Energy giant Shell has pulled out of a $10 billion deal for a liquid natural gas (LNG) project at Iran’s South Pars field. Spain’s energy company Repsol has also withdrawn from the deal, which had been signed a little over a year ago.

LNG is the new frontier of energy development for Iran in particular–Iran hopes to address its chronic gasoline shortages by running its car industry on liquid gas and aims to switch from being a net gas importer to profitable exporter. There were three LNG projects in the South Pars field: the one that Shell and Repsol just canceled, one run by France’s TotalFinaElf and Malaysia’s Petronas, and one by Indian giant Reliance and BP. But pressure is on all companies to leave Iran without the necessary technology needed to develop its LNG capabilities–no small task, given the complexity of the installations needed.

This is an important and necessary blow to Iran’s energy plans.
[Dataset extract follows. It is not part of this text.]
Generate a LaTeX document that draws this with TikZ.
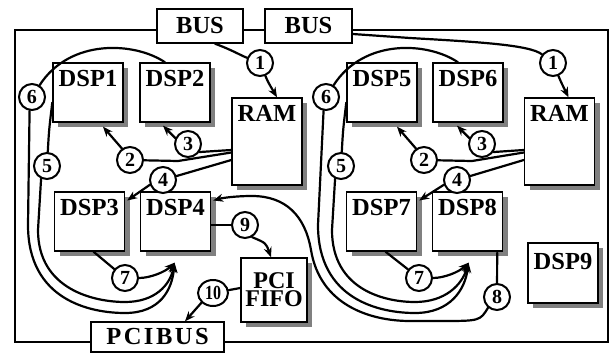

According to news reports, this can be attributed mainly to U.S. pressure. But the uncertainties of the political horizon are no doubt another factor for companies to withhold investments. Ultimately, the reason why companies should not invest in Iran–quite aside from the ethical issue of giving succor to a regime like Tehran’s–is that it is not in their own economic interest. Hopefully, Shell’s turnaround–after the recent difficulties caused by the Swiss gas deal with Iran–will set a new precedent for European energy companies.